Nor is there any recognition of the huge investment and hard labour in producing food in volatile climatic and economic conditions including the global pandemic of Covid-19, and the additional slog of finding markets across 150 countries globally for Irish food annually.

There is also no understanding of the huge effort to deal with the market diversification challenge of Brexit, including the investments in new and different cheese plants required to manage the Brexit diversification threat.

EP commentary

Lets look at some facts and the distortion of them in EP commentary.

The recent expansion of the Irish dairy herd was triggered by the decision of the EU Commission to abolish milk quotas, not by some misaligned Irish government plan.

The increase in Irish dairy production by 40%, subsequent to quota abolition, has required a total investment on-farm and in processing capability of €3 billion, while delivering an additional €2.5 billion annual increase in exports and, even more importantly, Irish economy spend.

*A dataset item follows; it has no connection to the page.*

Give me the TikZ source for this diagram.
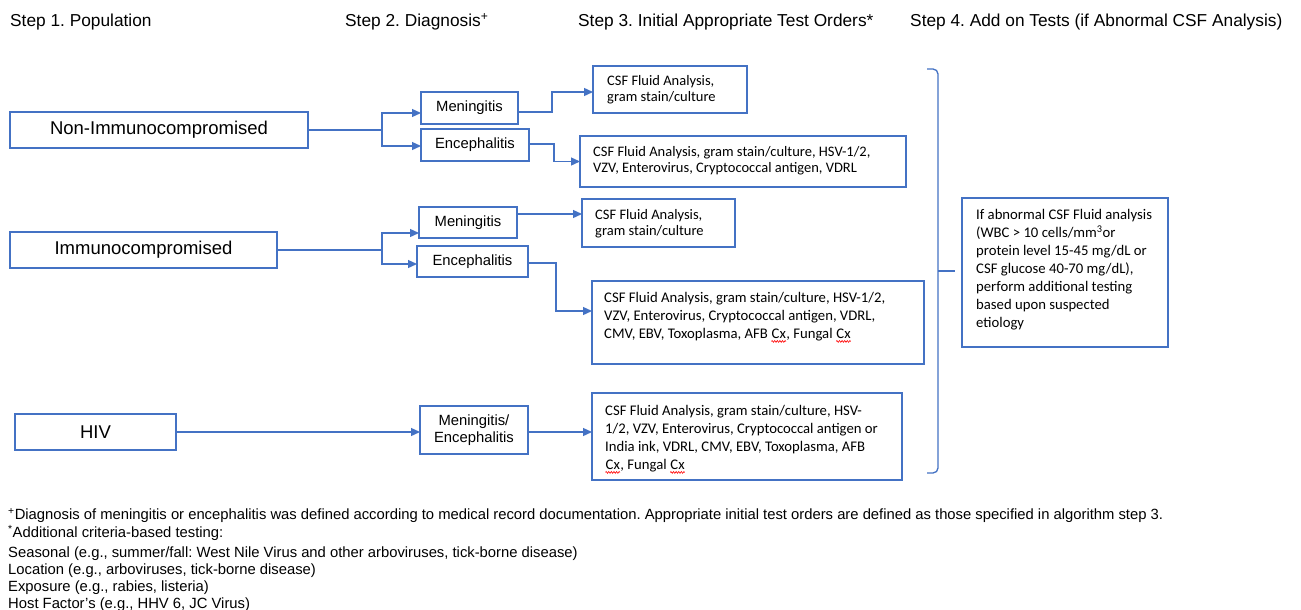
\documentclass[tikz,border=0pt]{standalone}
\usepackage{fontspec}
\setmainfont{Liberation Sans}
\newfontfamily\carfont{Carlito}
\usetikzlibrary{arrows.meta,decorations.pathmorphing}
\definecolor{lb}{HTML}{4472C4}
\frenchspacing
\newcommand\redwave[1]{\tikz[baseline=(rw.base), x=1pt, y=1pt]{\node[inner sep=0pt, anchor=base] (rw) {#1}; \draw[red, line width=0.6pt, decorate, decoration={zigzag, amplitude=0.9pt, segment length=2.6pt}] ([yshift=-3pt]rw.base west) -- ([yshift=-3pt]rw.base east);}}
\tikzset{
  box/.style={draw=lb, line width=1.3pt, inner sep=0pt, outer sep=0pt, anchor=north west},
  ln/.style={draw=lb, line width=1.3pt},
  arr/.style={draw=lb, line width=1.3pt, -{Triangle[length=9pt,width=8pt]}},
  hdr/.style={anchor=base west, inner sep=0pt, font=\fontsize{17.3}{20}\selectfont},
  bigtxt/.style={font=\fontsize{18.5}{22}\selectfont},
  dgtxt/.style={font=\fontsize{14.8}{17}\selectfont, align=center},
  csf/.style={anchor=north west, inner sep=0pt, align=left, font=\carfont\fontsize{14.7}{18}\selectfont},
  csfs/.style={csf, font=\carfont\fontsize{14.5}{16}\selectfont},
  fn/.style={anchor=base west, inner sep=0pt, font=\fontsize{14.8}{17.8}\selectfont}
}
\begin{document}
\begin{tikzpicture}[x=1pt, y=-1pt]
\useasboundingbox (0,0) rectangle (1301,610);
\fill[white] (0,0) rectangle (1301,610);

% headers
\node[hdr] (h1) at (10,27) {Step 1. Population};
\node[hdr] (h2) at (345,27) {Step 2. Diagnosis\textsuperscript{+}};
\node[hdr] (h3) at (578,27) {Step 3. Initial Appropriate Test Orders*};
\node[hdr] (h4) at (910,27) {Step 4. Add on Tests (if Abnormal CSF Analysis)};

% population boxes
\node[box, bigtxt, minimum width=298pt, minimum height=36pt] (ni) at (10,112) {Non-Immunocompromised};
\node[box, bigtxt, minimum width=267pt, minimum height=36pt] (im) at (10,232) {Immunocompromised};
\node[box, bigtxt, minimum width=161pt, minimum height=36pt] (hiv) at (15,414) {HIV};

% diagnosis boxes
\node[box, dgtxt, minimum width=97pt, minimum height=32pt] (m1) at (421,92) {Meningitis};
\node[box, dgtxt, minimum width=108pt, minimum height=32pt] (e1) at (421,129) {Encephalitis};
\node[box, dgtxt, minimum width=98pt, minimum height=31pt] (m2) at (419,207) {Meningitis};
\node[box, dgtxt, minimum width=111pt, minimum height=31pt] (e2) at (417,246) {Encephalitis};
\node[box, dgtxt, minimum width=108pt, minimum height=48pt] (me) at (420,406) {Meningitis/\\Encephalitis};

% test boxes
\node[box, minimum width=154pt, minimum height=47pt] (c1) at (593,66) {};
\node[box, minimum width=326pt, minimum height=51pt] (c2) at (580,136) {};
\node[box, minimum width=153pt, minimum height=48pt] (c3) at (582,199) {};
\node[box, minimum width=332pt, minimum height=83pt] (c4) at (592,281) {};
\node[box, minimum width=310pt, minimum height=87pt] (c5) at (592,393) {};
\node[box, minimum width=206pt, minimum height=149pt] (fin) at (962,198) {};

\node[csfs] (t1) at (607,75.5) {CSF Fluid Analysis,\\gram stain/culture};
\node[csfs] (t2) at (593,146) {CSF Fluid Analysis, gram stain/culture, HSV-1/2,\\VZV, Enterovirus, Cryptococcal antigen, VDRL};
\node[csfs] (t3) at (595,209.5) {CSF Fluid Analysis,\\gram stain/culture};
\node[csf] (t4) at (604,292) {CSF Fluid Analysis, gram stain/culture, HSV-1/2,\\VZV, Enterovirus, Cryptococcal antigen, VDRL,\\CMV, EBV, Toxoplasma, AFB \redwave{Cx}, Fungal \redwave{Cx}};
\node[csf] (t5) at (605,405) {CSF Fluid Analysis, gram stain/culture, HSV-\\1/2, VZV, Enterovirus, Cryptococcal antigen or\\India ink, VDRL, CMV, EBV, Toxoplasma, AFB\\\redwave{Cx}, Fungal \redwave{Cx}};
\node[csf] (t6) at (976,209) {If abnormal CSF Fluid analysis\\(WBC > 10 cells/mm\textsuperscript{3}or\\protein level 15-45 mg/dL or\\CSF glucose 40-70 mg/dL),\\perform additional testing\\based upon suspected\\etiology};

% connectors
\coordinate (j1) at (ni.east -| 382,0);
\coordinate (j2) at (im.east -| 382,0);
\draw[ln] (ni.east) -- (j1);
\draw[arr] (j1) |- (m1.west |- 0,113);
\draw[arr] (j1) |- (e1.west |- 0,146);
\draw[arr] (m1.east |- 0,112) -- (552,112) |- (c1.west |- 0,92);
\draw[arr] (e1.east |- 0,144) -- (554,144) |- (c2.west);
\draw[ln] (im.east) -- (j2);
\draw[arr] (j2) |- (m2.west |- 0,233);
\draw[arr] (j2) |- (e2.west |- 0,264);
\draw[arr] (m2.east |- 0,214) -- (c3.west |- 0,214);
\draw[arr] (e2.east |- 0,263) -- (556,263) |- (c4.west |- 0,311);
\draw[arr] (hiv.east) -- (me.west |- hiv.east);
\draw[arr] (me.east |- 0,432) -- (c5.west |- 0,432);

% bracket
\coordinate (brk) at (955,271);
\draw[ln, rounded corners=5pt] (927,69) -- (938,69) -- (938,473) -- (927,473);
\draw[ln] (938,271) -- (brk);

% footnotes
\node[fn] (fn1) at (8,519.5) {\textsuperscript{+}Diagnosis of meningitis or encephalitis was defined according to medical record documentation. Appropriate initial test orders are defined as those specified in algorithm step 3.};
\node[fn] (fn2) at (8,537.5) {\textsuperscript{*}Additional criteria-based testing:};
\node[fn] (fn3) at (8,557) {Seasonal (e.g., summer/fall: West Nile Virus and other arboviruses, tick-borne disease)};
\node[fn] (fn4) at (8,574.5) {Location (e.g., arboviruses, tick-borne disease)};
\node[fn] (fn5) at (8,591.5) {Exposure (e.g., rabies, listeria)};
\node[fn] (fn6) at (8,608.5) {Host Factor's (e.g., HHV 6, JC Virus)};
\end{tikzpicture}
\end{document}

Yes, increased production has had its environmental challenges as well as its major local economy benefits and there are very clear signals from government and the EU that new regulatory constraints will be applied and that livestock numbers may be capped.

But all of the above balancing of real life challenges is dismissed by the EP, and in particular Irish dairy expansion is regularly given the negative description of intensification or industrial farming.

The facts do not support this allegation:

  • Average Irish dairy herd size up to the abolition of milk quotas was 56 cows; it is now 83 cows
  • Average size of dairy farm in Northern Ireland is 130 dairy cows;
  • Average size of dairy farm in England is 160 dairy cows;
  • Average size of dairy farm in Scotland is 203 dairy cows.

Is New Zealand at average 460 dairy cows or USA at 900 dairy cows per herd industrial?

Move to horticulture

Magical thinking around replacing imported fruit and vegetables by instructing / mandating Irish dairy and beef farmers to cease what they have been doing and move into plant production, regardless of land suitability, scale, soil type, the wishes of individuals, or the reality of market outlets, is not a plan.

We have been here before in terms of An Taisce promoting its agenda based on a superior ethical principles approach.

The issue of global climate change like the issue of the future of Irish agriculture and the Irish economy after Covid-19 and post-Brexit, requires serious, not tribal, reflection.